Another thing that didn't feel right was the single commandment ALL ANIMALS ARE EQUAL, BUT SOME ANIMALS ARE MORE EQUAL THAN OTHERS, which probably is the premise upon which the book is supposedly made. Apart from the obvious contradiction of the two sentences, which of course is relevant and apt to the theme of the book, the commandment is not very powerful and didn't elegantly describe the totalitarianism which was at work in the farm. In short, I was expecting something more profound from Orwell, for whom I have the highest regard.

But the thing I admired most in this book was its brevity. As we see in this very book, time has a numbing effect which is clearly demonstrated in the book when the animals begin to question their own memories about certain facts as time goes by. The book being short emphasizes the contrast between the beginning and the end, which afer all is what the book is all about.
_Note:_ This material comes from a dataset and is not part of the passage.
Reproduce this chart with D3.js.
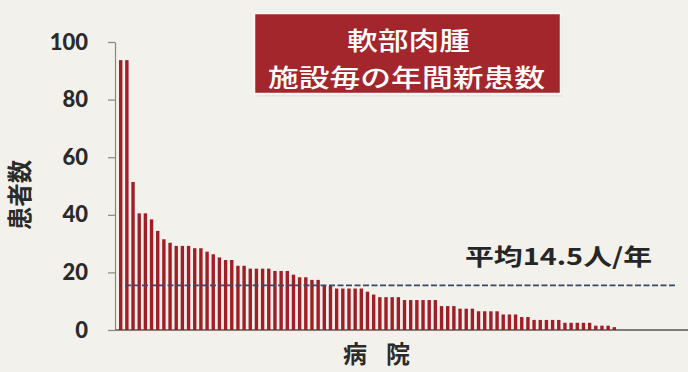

So, I can't say I didn't enjoy the book. It contains some very powerful and vivid moments, and it is relevant today as much as when it was written if not more. It is obvious that Orwell had the USSR in mind when he wrote it, but I believe if he was alive today, he would have written a much gloomier version of it, in which the animals were very happy eating burgers and watching Twilight, while Napoleaon and his friends consuming them bit by bit.